> _What you are asked to do_
Return the lines below exactly, from the first line to the line that contains "import seaborn as sns". Leave out pictures.

> _Dataset extract_

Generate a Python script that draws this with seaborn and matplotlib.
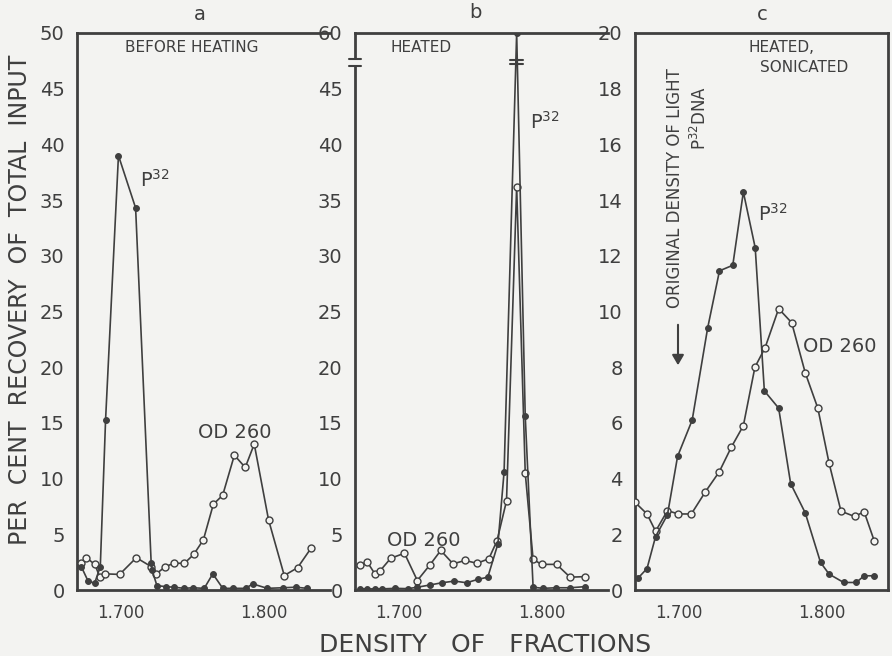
import numpy as np
import pandas as pd
import matplotlib
matplotlib.use("Agg")
import matplotlib.pyplot as plt
import seaborn as sns

# ---------------- data ----------------
# panel a: before heating
a_p32_x = [1.672, 1.6766, 1.6813, 1.6853, 1.689, 1.698, 1.710, 1.7209, 1.7215, 1.7249,
           1.731, 1.737, 1.744, 1.750, 1.758, 1.764, 1.771, 1.778, 1.787, 1.792,
           1.802, 1.813, 1.822, 1.830]
a_p32_y = [2.1, 0.84, 0.6, 2.1, 15.3, 39.0, 34.3, 2.4, 1.8, 0.4,
           0.3, 0.25, 0.15, 0.2, 0.15, 1.45, 0.15, 0.15, 0.15, 0.55,
           0.15, 0.2, 0.25, 0.15]
a_od_x = [1.672, 1.6756, 1.6814, 1.6849, 1.6884, 1.6988, 1.7105, 1.7209, 1.7244, 1.7309,
          1.7367, 1.7442, 1.7507, 1.7574, 1.7644, 1.7709, 1.7791, 1.7867, 1.7930, 1.8030,
          1.8140, 1.8233, 1.8330]
a_od_y = [2.4, 2.9, 2.3, 1.2, 1.45, 1.4, 2.9, 2.1, 1.45, 2.1,
          2.4, 2.4, 3.2, 4.5, 7.7, 8.5, 12.1, 11.0, 13.1, 6.3,
          1.3, 2.0, 3.8]

# panel b: heated
b_p32_x = [1.6726, 1.6774, 1.6829, 1.6881, 1.6971, 1.706, 1.7126, 1.7214, 1.7298, 1.7386,
           1.7471, 1.7548, 1.7619, 1.769, 1.7733, 1.7821, 1.7881, 1.7936, 1.8005, 1.8095,
           1.8195, 1.8298]
b_p32_y = [0.1, 0.1, 0.1, 0.1, 0.15, 0.12, 0.25, 0.45, 0.65, 0.8,
           0.65, 0.95, 1.15, 4.15, 10.6, 60.0, 15.6, 0.25, 0.15, 0.2,
           0.2, 0.3]
b_od_x = [1.6726, 1.6774, 1.6829, 1.6864, 1.694, 1.7036, 1.7126, 1.7214, 1.729, 1.7376,
          1.746, 1.7543, 1.7626, 1.7683, 1.775, 1.7821, 1.7881, 1.7936, 1.7995, 1.810,
          1.8195, 1.8298]
b_od_y = [2.2, 2.55, 1.45, 1.7, 2.85, 3.3, 0.85, 2.25, 3.55, 2.35,
          2.65, 2.4, 2.8, 4.4, 8.0, 36.2, 10.5, 2.75, 2.3, 2.3,
          1.15, 1.2]

# panel c: heated, sonicated
c_p32_x = [1.671, 1.6774, 1.6834, 1.6917, 1.6988, 1.709, 1.7198, 1.7281, 1.7374, 1.7448,
           1.7531, 1.7595, 1.7695, 1.7779, 1.7881, 1.7988, 1.8048, 1.815, 1.8238, 1.8293,
           1.8364]
c_p32_y = [0.42, 0.77, 1.92, 2.7, 4.8, 6.1, 9.4, 11.46, 11.66, 14.29,
           12.29, 7.15, 6.53, 3.82, 2.77, 0.99, 0.57, 0.27, 0.27, 0.51,
           0.51]
c_od_x = [1.669, 1.6774, 1.6834, 1.6917, 1.6993, 1.7084, 1.7183, 1.7279, 1.7364, 1.7448,
          1.7529, 1.760, 1.7695, 1.7786, 1.7881, 1.7969, 1.8048, 1.8131, 1.8226, 1.8293,
          1.8364]
c_od_y = [3.15, 2.73, 2.11, 2.85, 2.73, 2.73, 3.53, 4.24, 5.13, 5.9,
          8.0, 8.7, 10.1, 9.6, 7.8, 6.53, 4.55, 2.83, 2.64, 2.81,
          1.76]

panel_letters = ["a", "b", "c"]
panel_titles = ["BEFORE HEATING", "HEATED", "HEATED,", "SONICATED"]
x_ticklabels = ["1.700", "1.800"]
y_label = "PER  CENT  RECOVERY  OF  TOTAL  INPUT"
x_label = "DENSITY   OF   FRACTIONS"

# ---------------- style ----------------
sns.set_theme(style="white")
BG = "#f3f3f1"
INK = "#3f3f3f"
plt.rcParams["font.family"] = ["DejaVu Sans"]
plt.rcParams["mathtext.fontset"] = "dejavusans"
plt.rcParams["text.color"] = INK
plt.rcParams["axes.edgecolor"] = INK
plt.rcParams["xtick.color"] = INK
plt.rcParams["ytick.color"] = INK

W, H = 892, 656
fig = plt.figure(figsize=(W / 100, H / 100), dpi=100, facecolor=BG)

bottom_px, top_px = 590, 33
def rect(left_px, width_px):
    return [left_px / W, (H - bottom_px) / H, width_px / W, (bottom_px - top_px) / H]

ax_a = fig.add_axes(rect(77, 253))
ax_b = fig.add_axes(rect(355, 253))
ax_c = fig.add_axes(rect(635, 253))
axes = [ax_a, ax_b, ax_c]

XLIM = (1.669, 1.846)

def draw(ax, px, py, ox, oy):
    sns.lineplot(x=ox, y=oy, ax=ax, sort=False, estimator=None, color=INK, lw=1.2,
                 marker="o", markersize=5, markerfacecolor=BG, markeredgecolor=INK,
                 markeredgewidth=1.0, zorder=3)
    sns.lineplot(x=px, y=py, ax=ax, sort=False, estimator=None, color=INK, lw=1.2,
                 marker="o", markersize=4.2, markerfacecolor=INK, markeredgecolor=INK,
                 zorder=4)

draw(ax_a, a_p32_x, a_p32_y, a_od_x, a_od_y)

# panel b uses a broken axis: 45 -> 60 compressed
def fwd(v):
    v = np.asarray(v, dtype=float)
    return np.where(v <= 45, v, 45 + (v - 45) / 3.0)
def inv(v):
    v = np.asarray(v, dtype=float)
    return np.where(v <= 45, v, 45 + (v - 45) * 3.0)
ax_b.set_yscale("function", functions=(fwd, inv))
draw(ax_b, b_p32_x, b_p32_y, b_od_x, b_od_y)
draw(ax_c, c_p32_x, c_p32_y, c_od_x, c_od_y)

for ax in axes:
    ax.set_facecolor(BG)
    ax.set_xlim(*XLIM)
    ax.set_xlabel("")
    ax.set_ylabel("")
    for s in ax.spines.values():
        s.set_linewidth(2.0)
        s.set_color(INK)
    ax.spines["right"].set_visible(False)
    ax.xaxis.set_ticks([1.70, 1.80])
    ax.set_xticklabels(x_ticklabels, fontsize=12)
    ax.xaxis.set_minor_locator(matplotlib.ticker.FixedLocator(
        [1.67 + 0.01 * i for i in range(18) if i not in (3, 13)]))
    ax.tick_params(axis="x", which="major", direction="out", length=7, width=1.6, pad=3)
    ax.tick_params(axis="x", which="minor", direction="out", length=4, width=1.4)
    ax.tick_params(axis="y", which="major", direction="out", length=8, width=1.6,
                   labelsize=14, pad=1)
    ax.tick_params(axis="y", which="minor", length=0)

ax_c.spines["right"].set_visible(True)

ax_a.set_ylim(0, 50)
ax_a.set_yticks(list(range(0, 51, 5)))
ax_a.set_yticklabels([str(v) for v in range(0, 51, 5)])

ax_b.set_ylim(0, 60)
ax_b.set_yticks(list(range(0, 46, 5)) + [60])
ax_b.set_yticklabels([str(v) for v in list(range(0, 46, 5)) + [60]])

ax_c.set_ylim(0, 20)
ax_c.set_yticks(list(range(0, 21, 2)))
ax_c.set_yticklabels([str(v) for v in range(0, 21, 2)])

# axis break marks for panel b
brk_y = fwd(52.0) / 50.0
ax_b.add_patch(plt.Rectangle((-0.03, brk_y - 0.006), 0.06, 0.012, transform=ax_b.transAxes,
                             facecolor=BG, edgecolor="none", clip_on=False, zorder=5))
for dy in (-0.006, 0.006):
    ax_b.plot([-0.025, 0.025], [brk_y + dy] * 2, transform=ax_b.transAxes, color=INK,
              lw=1.5, clip_on=False, zorder=6)
peak_x = b_p32_x[int(np.argmax(b_p32_y))]
for yy in (51.6, 52.6):
    ax_b.plot([peak_x - 0.0045, peak_x + 0.0045], [yy, yy], color=INK, lw=1.5, zorder=6)

# ---------------- annotations ----------------
def ftext(xp, yp, s, **kw):
    fig.text(xp / W, 1 - yp / H, s, **kw)

for xp, yp, s in zip([200, 475, 762], [14, 12, 14], panel_letters):
    ftext(xp, yp, s, fontsize=14, ha="center", va="center", color=INK)

ftext(192, 48, panel_titles[0], fontsize=11, ha="center", va="center")
ftext(421, 47, panel_titles[1], fontsize=11, ha="center", va="center")
ftext(748, 47, panel_titles[2], fontsize=11, ha="left", va="center")
ftext(760, 68, panel_titles[3], fontsize=11, ha="left", va="center")

for xp, yp in [(155, 180), (545, 122), (773, 214)]:
    ftext(xp, yp, r"P$^{32}$", fontsize=14, ha="center", va="center")
for xp, yp in [(235, 432), (424, 540), (840, 347)]:
    ftext(xp, yp, "OD 260", fontsize=14, ha="center", va="center")

ftext(675, 188, "ORIGINAL DENSITY OF LIGHT", fontsize=12, rotation=90,
      ha="center", va="center")
ftext(700, 118, r"P$^{32}$DNA", fontsize=12, rotation=90, ha="center", va="center")
fig.add_artist(matplotlib.patches.FancyArrowPatch(
    (678 / W, 1 - 322 / H), (678 / W, 1 - 368 / H), transform=fig.transFigure,
    arrowstyle="-|>,head_length=6,head_width=3.5", color=INK, lw=1.5))

ftext(20, 300, y_label, fontsize=17, rotation=90, ha="center", va="center")
ftext(485, 645, x_label, fontsize=18, ha="center", va="center")

fig.savefig("out.png", dpi=100, facecolor=BG)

> _Solution to the problem_
Generate a Python script that draws this with seaborn and matplotlib.
import numpy as np
import pandas as pd
import matplotlib
matplotlib.use("Agg")
import matplotlib.pyplot as plt
import seaborn as sns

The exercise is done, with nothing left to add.